La troisième voie

Les Tunisiens retiennent leur souffle en attendant le 17 décembre. A défaut d’annonces officielles, les observateurs spéculent. Des annonces seraient faites par le président Kaïs Saïed pour marquer la nouvelle date de la célébration de l’anniversaire de la Révolution. Saïed a abandonné la date du 14 janvier, qu’il a toujours considérée comme le jour emblématique de l’usurpation de la révolution par les révolutionnaires de la 25e heure. En réhabilitant la date de la première étincelle de la Révolution, Saïed estime rendre aux jeunes révolutionnaires de la première heure, aux martyrs et aux blessés de la révolution, leurs droits  mémoriels et méritoires.

Ce 17 décembre, Kaïs Saïed présidera seul à l’avenir du pays et il entend peut-être le marquer à jamais. A sa manière et selon sa propre volonté. Et c’est là que le bât blesse.
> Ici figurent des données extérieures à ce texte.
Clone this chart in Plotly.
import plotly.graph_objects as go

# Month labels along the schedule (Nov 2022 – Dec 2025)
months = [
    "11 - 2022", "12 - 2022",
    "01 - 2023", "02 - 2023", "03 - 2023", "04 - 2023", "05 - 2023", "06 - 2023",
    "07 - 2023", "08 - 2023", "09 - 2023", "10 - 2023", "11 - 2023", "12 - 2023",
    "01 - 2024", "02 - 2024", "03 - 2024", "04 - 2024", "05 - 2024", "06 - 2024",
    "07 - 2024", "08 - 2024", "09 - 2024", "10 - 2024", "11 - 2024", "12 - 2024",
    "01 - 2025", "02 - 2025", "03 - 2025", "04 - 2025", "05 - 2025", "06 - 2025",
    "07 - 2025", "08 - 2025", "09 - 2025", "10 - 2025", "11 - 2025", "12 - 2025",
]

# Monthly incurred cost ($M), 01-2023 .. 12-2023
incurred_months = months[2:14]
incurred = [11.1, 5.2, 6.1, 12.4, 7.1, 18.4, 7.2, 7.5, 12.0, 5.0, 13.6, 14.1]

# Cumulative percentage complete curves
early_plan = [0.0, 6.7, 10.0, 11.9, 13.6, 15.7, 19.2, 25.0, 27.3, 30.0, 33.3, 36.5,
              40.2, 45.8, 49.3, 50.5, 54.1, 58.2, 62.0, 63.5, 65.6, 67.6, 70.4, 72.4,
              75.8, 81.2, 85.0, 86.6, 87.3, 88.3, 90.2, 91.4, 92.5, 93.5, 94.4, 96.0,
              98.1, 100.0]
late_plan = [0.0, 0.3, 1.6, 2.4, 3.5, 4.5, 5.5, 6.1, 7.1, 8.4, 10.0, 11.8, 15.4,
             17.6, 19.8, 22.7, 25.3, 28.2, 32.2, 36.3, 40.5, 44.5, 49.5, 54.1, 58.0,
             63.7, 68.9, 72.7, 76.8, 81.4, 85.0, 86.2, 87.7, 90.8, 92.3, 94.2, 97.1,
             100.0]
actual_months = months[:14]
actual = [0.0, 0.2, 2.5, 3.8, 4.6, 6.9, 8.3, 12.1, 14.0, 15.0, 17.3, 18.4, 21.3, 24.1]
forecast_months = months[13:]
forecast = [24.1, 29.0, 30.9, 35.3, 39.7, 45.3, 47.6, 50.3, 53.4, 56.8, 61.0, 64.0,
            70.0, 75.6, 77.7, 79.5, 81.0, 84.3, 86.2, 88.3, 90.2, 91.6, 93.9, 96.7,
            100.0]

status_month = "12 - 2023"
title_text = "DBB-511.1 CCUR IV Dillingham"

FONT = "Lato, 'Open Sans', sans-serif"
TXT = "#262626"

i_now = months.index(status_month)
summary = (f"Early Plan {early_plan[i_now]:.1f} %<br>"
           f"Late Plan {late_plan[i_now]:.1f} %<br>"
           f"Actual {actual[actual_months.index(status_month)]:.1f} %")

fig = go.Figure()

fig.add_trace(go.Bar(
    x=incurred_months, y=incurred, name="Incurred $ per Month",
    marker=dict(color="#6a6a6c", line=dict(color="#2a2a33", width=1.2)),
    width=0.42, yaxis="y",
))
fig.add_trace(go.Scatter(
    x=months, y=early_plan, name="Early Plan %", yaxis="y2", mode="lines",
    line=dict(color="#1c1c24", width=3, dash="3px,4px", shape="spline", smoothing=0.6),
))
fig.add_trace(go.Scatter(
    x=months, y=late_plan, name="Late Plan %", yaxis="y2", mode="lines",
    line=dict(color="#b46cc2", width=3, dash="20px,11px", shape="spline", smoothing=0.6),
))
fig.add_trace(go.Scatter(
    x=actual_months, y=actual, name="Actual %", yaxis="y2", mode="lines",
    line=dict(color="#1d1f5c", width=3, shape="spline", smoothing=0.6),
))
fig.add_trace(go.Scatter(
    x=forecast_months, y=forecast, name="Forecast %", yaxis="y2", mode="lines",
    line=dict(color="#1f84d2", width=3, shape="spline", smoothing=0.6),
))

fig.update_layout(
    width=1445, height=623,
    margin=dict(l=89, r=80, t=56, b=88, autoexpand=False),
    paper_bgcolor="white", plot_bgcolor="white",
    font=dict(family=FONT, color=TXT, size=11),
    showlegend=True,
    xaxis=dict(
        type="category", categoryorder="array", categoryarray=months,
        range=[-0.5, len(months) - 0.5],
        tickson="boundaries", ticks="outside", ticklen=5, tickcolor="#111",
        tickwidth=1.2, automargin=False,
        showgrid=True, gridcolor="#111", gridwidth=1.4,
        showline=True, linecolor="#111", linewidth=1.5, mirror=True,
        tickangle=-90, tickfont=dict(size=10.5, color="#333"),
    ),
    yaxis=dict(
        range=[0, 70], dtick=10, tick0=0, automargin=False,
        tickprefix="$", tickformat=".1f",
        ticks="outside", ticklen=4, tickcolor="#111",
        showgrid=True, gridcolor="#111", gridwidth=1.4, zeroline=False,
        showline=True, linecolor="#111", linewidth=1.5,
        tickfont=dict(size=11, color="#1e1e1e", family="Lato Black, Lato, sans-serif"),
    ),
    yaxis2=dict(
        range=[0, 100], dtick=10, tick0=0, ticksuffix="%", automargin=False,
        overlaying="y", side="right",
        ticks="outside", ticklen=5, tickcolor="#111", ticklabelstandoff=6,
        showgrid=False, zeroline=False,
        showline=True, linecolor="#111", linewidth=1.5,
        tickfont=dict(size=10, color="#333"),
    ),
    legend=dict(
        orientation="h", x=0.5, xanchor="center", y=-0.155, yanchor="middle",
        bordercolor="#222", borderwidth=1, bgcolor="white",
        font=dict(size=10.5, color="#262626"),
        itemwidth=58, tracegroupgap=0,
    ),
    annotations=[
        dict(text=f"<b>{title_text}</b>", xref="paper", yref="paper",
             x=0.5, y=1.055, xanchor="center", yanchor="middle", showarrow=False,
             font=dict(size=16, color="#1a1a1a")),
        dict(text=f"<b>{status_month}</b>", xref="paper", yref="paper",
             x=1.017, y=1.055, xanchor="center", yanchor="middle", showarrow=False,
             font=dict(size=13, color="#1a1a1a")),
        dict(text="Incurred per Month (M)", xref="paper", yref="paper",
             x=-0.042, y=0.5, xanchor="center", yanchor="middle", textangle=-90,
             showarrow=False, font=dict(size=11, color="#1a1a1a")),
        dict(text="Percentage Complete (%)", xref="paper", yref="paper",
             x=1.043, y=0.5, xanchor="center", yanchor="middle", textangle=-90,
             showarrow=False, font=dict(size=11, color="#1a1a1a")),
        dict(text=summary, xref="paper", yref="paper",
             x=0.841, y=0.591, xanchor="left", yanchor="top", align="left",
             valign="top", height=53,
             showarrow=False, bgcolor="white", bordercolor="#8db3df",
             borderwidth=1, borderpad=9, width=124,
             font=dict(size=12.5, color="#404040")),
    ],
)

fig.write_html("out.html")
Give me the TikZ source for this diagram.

Les Tunisiens refusent d’être traités comme les moutons de Panurge. Ils ont fait la révolution pour recouvrer leur liberté et tous leurs droits, dont celui de participer à la conception de leur présent et de leur avenir ainsi que celui de leurs enfants. Les choix de Kaïs Saïed risquent de leur déplaire et ils ne manqueront pas de le lui faire savoir.

Noureddine Taboubi le lui a bien signifié le 4 décembre courant sur la place de la Kasbah devant 6000 syndicalistes, en marge de la commémoration du 69e anniversaire de l’assassinat de l’icône syndicaliste et nationale Farhat Hached. « Nous allons jouer notre rôle national avec l’ensemble des Tunisiens… Entre l’avant-25 juillet et l’après-22 septembre, il y a une troisième voie… le salut dans le cadre de la souveraineté nationale… La nation passe avant les personnes ». Pour la première fois, le Secrétaire général de la Centrale syndicale se dresse en contre-pouvoir face à Kaïs Saïed à qui il ne manque pas de rappeler l’exacerbation des tensions sociales, le mettant en garde contre « des risques d’explosion de la situation et, dans le cas échéant, de dégâts irréversibles ».

La troisième voie de Taboubi est celle du rassemblement national. « L’individualisme est une voie sans issue », lâche-t-il.  En d’autres termes : « Soit tu rassembles, soit « je » rassemble ». Les dés sont désormais jetés. Taboubi pose même ses conditions  et ratisse large : le dialogue national doit être inclusif impliquant l’Ugtt, les autres organisations nationales, les partis politiques, la société civile et les personnalités nationales qui partagent les mêmes principes et objectifs. Le mot d’ordre étant : il n’y aura pas de retour au 24 juillet mais une rectification du cap instauré par le 25 juillet,  promettant au passage que les précédents accords sociaux signés devront être concrétisés. « Nous ne lâcherons pas », lance-t-il.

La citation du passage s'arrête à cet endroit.